Carlotta Pavese, Associate Professor of Philosophy in the Sage School of Philosophy, has been devoting much of her philosophical efforts to a substantial project that she calls “the project of the practical mind,” which focuses on explaining skillfulness and analyzing the different conditions for skillful action. This inquiry into the basis of skillful action has led Pavese to make connections between issues in philosophy of mind, epistemology, and philosophy of language.
Her project stems from a disagreement with a view on skillful action, advocated by Hubert Dreyfus and more generally prominent in the phenomenological tradition: “the idea is that when you skillfully act, your mind goes, so to say, on vacation.’” According to Pavese, however, there’s nothing “mindless” about skillful action. Rather, it is constitutively guided by knowledge that the subject has acquired about the world. Thinking that skillful action is mindless misses an important feature of skillfunessness that it shares with intentional action: it is something a subject can take or be given credit for. But how could one credit a subject for an action that is mindless?

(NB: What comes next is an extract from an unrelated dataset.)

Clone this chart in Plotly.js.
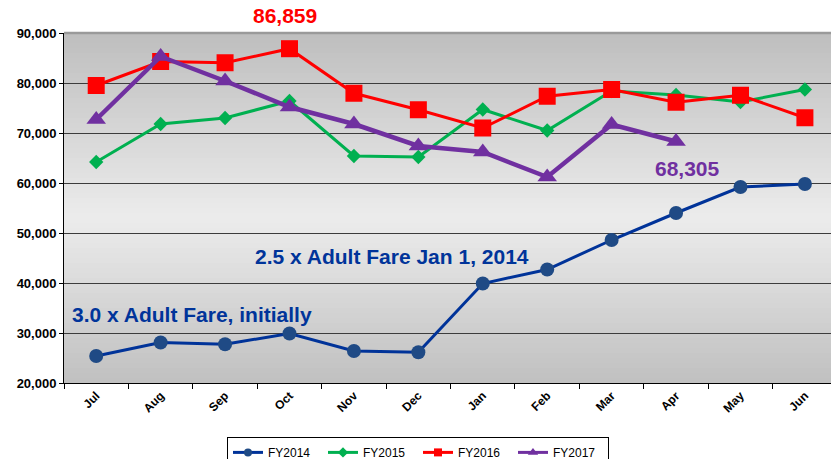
<!DOCTYPE html>
<html>
<head>
<meta charset="utf-8">
<script src="https://cdn.plot.ly/plotly-3.0.1.min.js"></script>
<style>html,body{margin:0;padding:0;background:#fff;}#chart{width:831px;height:459px;}</style>
</head>
<body>
<div id="chart"></div>
<script>
const months = ["Jul","Aug","Sep","Oct","Nov","Dec","Jan","Feb","Mar","Apr","May","Jun"];
const fy2014 = [25400, 28100, 27750, 29900, 26400, 26150, 39900, 42700, 48600, 54000, 59200, 59800];
const fy2015 = [64200, 71800, 73000, 76400, 65400, 65200, 74700, 70500, 78400, 77600, 76200, 78700];
const fy2016 = [79500, 84300, 84050, 86859, 77950, 74650, 71000, 77350, 78700, 76150, 77550, 73050];
const fy2017 = [72700, 85300, 80400, 75200, 71800, 67400, 66200, 61200, 71700, 68305];
const seriesNames = ["FY2014","FY2015","FY2016","FY2017"];
const yTicks = [20000,30000,40000,50000,60000,70000,80000,90000];
const yTickText = ["20,000","30,000","40,000","50,000","60,000","70,000","80,000","90,000"];

const FONT = "Arial, 'Liberation Sans', sans-serif";
const colors = {FY2014:{line:"#003399",mk:"#1f4a85"}, FY2015:{line:"#00b050",mk:"#00b050"}, FY2016:{line:"#ff0000",mk:"#ff0000"}, FY2017:{line:"#7030a0",mk:"#7030a0"}};

function tr(name, y, sym, size, lw, legendSize){
  const c = colors[name];
  return [{
    type:"scatter", mode:"lines+markers", name:name, x:months.slice(0,y.length), y:y,
    line:{color:c.line, width:lw}, marker:{symbol:sym, size:size, color:c.mk, line:{width:0}},
    showlegend:false, hoverinfo:"skip"
  },{
    type:"scatter", mode:"lines+markers", name:name, x:[months[0]], y:[null],
    line:{color:c.line, width:3}, marker:{symbol:sym, size:legendSize, color:c.mk},
    showlegend:true
  }];
}
const data = [].concat(
  tr(seriesNames[0], fy2014, "circle", 14, 3, 8),
  tr(seriesNames[1], fy2015, "diamond", 11, 3, 8),
  tr(seriesNames[2], fy2016, "square", 17, 3, 8),
  tr(seriesNames[3], fy2017, "triangle-up", 17, 4.5, 9)
);

// gradient background strips
const shapes = [];
const N = 70;
for (let i = 0; i < N; i++) {
  const y0 = i / N, y1 = (i + 1) / N, t = (y0 + y1) / 2;
  const peak = 0.47;
  let g;
  if (t < peak) g = 192 + (236 - 192) * (t / peak);
  else g = 236 - (236 - 190) * ((t - peak) / (1 - peak));
  g = Math.round(g);
  shapes.push({type:"rect", xref:"paper", yref:"paper", x0:0, x1:1, y0:y0, y1:y1+0.002,
    fillcolor:`rgb(${g},${g},${g})`, line:{width:0}, layer:"below"});
}
shapes.push({type:"line", xref:"paper", yref:"paper", x0:0, x1:1, y0:1, y1:1, line:{color:"#9a9a9a", width:2.5}});

const annFont = (c) => ({family:FONT, size:21, color:c});
const layout = {
  width:831, height:459,
  margin:{l:64, r:0, t:33, b:76, pad:0, autoexpand:false},
  paper_bgcolor:"#ffffff", plot_bgcolor:"rgba(0,0,0,0)",
  font:{family:FONT, color:"#000"},
  showlegend:true,
  legend:{orientation:"h", x:0.2125, xanchor:"left", y:-0.154, yanchor:"top",
    bordercolor:"#000", borderwidth:1, bgcolor:"#fff",
    font:{family:FONT, size:12, color:"#000"}, entrywidth:50, entrywidthmode:"pixels",
    itemwidth:30, tracegroupgap:0},
  xaxis:{type:"category", categoryorder:"array", categoryarray:months, range:[-0.5, 11.405],
    showgrid:false, zeroline:false, showline:true, linecolor:"#000", linewidth:1,
    ticks:"outside", ticklen:5, tickcolor:"#000", tickson:"boundaries", tickangle:-45,
    tickfont:{family:FONT, size:12, color:"#000", weight:"bold"}, fixedrange:true},
  yaxis:{range:[20000,90000], tickvals:yTicks, ticktext:yTickText,
    showgrid:true, gridcolor:"#3c3c3c", gridwidth:1, zeroline:false,
    showline:true, linecolor:"#000", linewidth:1, ticks:"outside", ticklen:4, tickcolor:"#000",
    tickfont:{family:FONT, size:13, color:"#000", weight:"bold"}, fixedrange:true},
  shapes:shapes,
  annotations:[
    {xref:"paper", yref:"paper", x:0.288, y:1.049, text:"<b>86,859</b>", showarrow:false, font:annFont("#ff0000"), xanchor:"center", yanchor:"middle"},
    {xref:"paper", yref:"y", x:0.813, y:62900, text:"<b>68,305</b>", showarrow:false, font:annFont("#7030a0"), xanchor:"center", yanchor:"middle"},
    {xref:"paper", yref:"y", x:0.2464, y:45400, text:"<b>2.5 x Adult Fare Jan 1, 2014</b>", showarrow:false, font:annFont("#00349a"), xanchor:"left", yanchor:"middle"},
    {xref:"paper", yref:"y", x:0.008, y:33800, text:"<b>3.0 x Adult Fare, initially</b>", showarrow:false, font:annFont("#00349a"), xanchor:"left", yanchor:"middle"}
  ]
};
Plotly.newPlot("chart", data, layout, {displayModeBar:false, staticPlot:true});
</script>
</body>
</html>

Against this background of the connection between skillfulness and intentional action, Pavese says, “the bigger task is to develop an account of the practical mind that explains skills and skillful action in a way that is plausible from the perspective of the science of skills and skillful action and that vindicates the connection between skillful action and intentional action.”
Pavese’s most recent work focuses on understanding the relationship between knowledge and skillful action, asking how the knowledge about the world and ourselves that we possess at the moment of acting guides our skills. She seeks to determine “how much your skills are driven by what you know as opposed to some kind of innate talent, or an acquired disposition to act in certain ways, etc.” The view that knowledge plays a central role in guiding action has a long history, including prominent philosophers such as Elizabeth Anscombe, though it has been criticized committing one to a sort of picture in which our mind is luminous, or transparent, to ourselves when we intentionally act. In an article forthcoming in Mind, “Practical Knowledge without Luminosity”, Pavese defends the role that knowledge plays in guiding intentional action, arguing that knowledge can coherently play a role in guiding intentional action only provided that no action is essentially under our control ---i.e., that no action is essentially intentional. In another paper, “Knowledge and Mentality”, forthcoming in Philosophical Perspectives, Pavese argues that acquired knowledge of the world is directly related to the capacity for acting skillfully. As she puts it, “when you skillfully act, you really manifest the knowledge you’ve acquired through both practice and experience of the world.”
Central to Pavese’s view of skill is the idea that skills involve distinctively practical representations about how to perform certain tasks. A practical representation represents a task in terms of operations that the agent has the ability to execute, i.e., in terms of operations that are available to them. This sort of representation is practical because of its constitutive link to the agent’s ability. In her view, acquiring a skill involves acquiring and developing distinctively practical representations of our endeavors, i.e., a sort of representation which represents the world from the distinctive point of view of our own practical abilities.
This insight contributes to the project of the practical mind both by explaining the relationship between skillful action and acquired knowledge, and by making clear why skillful action is creditable: when you are credited by acting skillfully, you are being credited for the knowledge the skillful action requires. It also helps to draw a distinction between talents and skills, i.e., between innate capacities and acquired capacities, “which” Pavese notes, “is something people often conflate.”
“A problem that I find with this view which assigns too much importance to talents in skills is that it encourages a very static picture [of the conditions for skillful action]. If you were not born with the talent to do something, then this picture is very discouraging because it amounts to saying that there is no way for you to learn the relevant skill.” Shifting the weight from talent to acquired knowledge can help to debunk stereotypes about who is usually considered to be the most skilled at a certain task. This becomes clearer in specific contexts. In a field like philosophy, for instance, where historically a lot of the ideas considered to be relevant were proposed by white, cis males, debunking the prejudice that people of these characteristics are, just in virtue of their supposedly inborn talents, somehow more skilled at doing philosophy might contribute to helping marginalized groups in the field – e.g., women, people of color – get an equal footing at doing philosophy and being heard.
Working on her project on the practical mind has led Professor Pavese to adopt what she calls a “pluralist methodology,” which looks at insights from fields such as psychology and neuroscience about learning and action that can be of aid in the task of describing the practical mind, as well as the ancient philosophers’ thought on topics such as skill, experience, and knowledge. After she completed her dissertation, Pavese says, she “became more interested in empirical research on skillful action and more generally more open-minded on the possible source of insights for my project. In order to make the case that there is a practical way of thinking that governs skillful behavior, I make the case looking at experiments in neuroscience and psychology. In recent work, I have been doing some experiments myself, in order to see how people without philosophical training conceptualize intentional action, knowledge-how and skills.” This methodological openness has taken Pavese from the philosopher’s “armchair” to finding worth in developments outside the (too narrow) scope of mainstream analytic philosophy.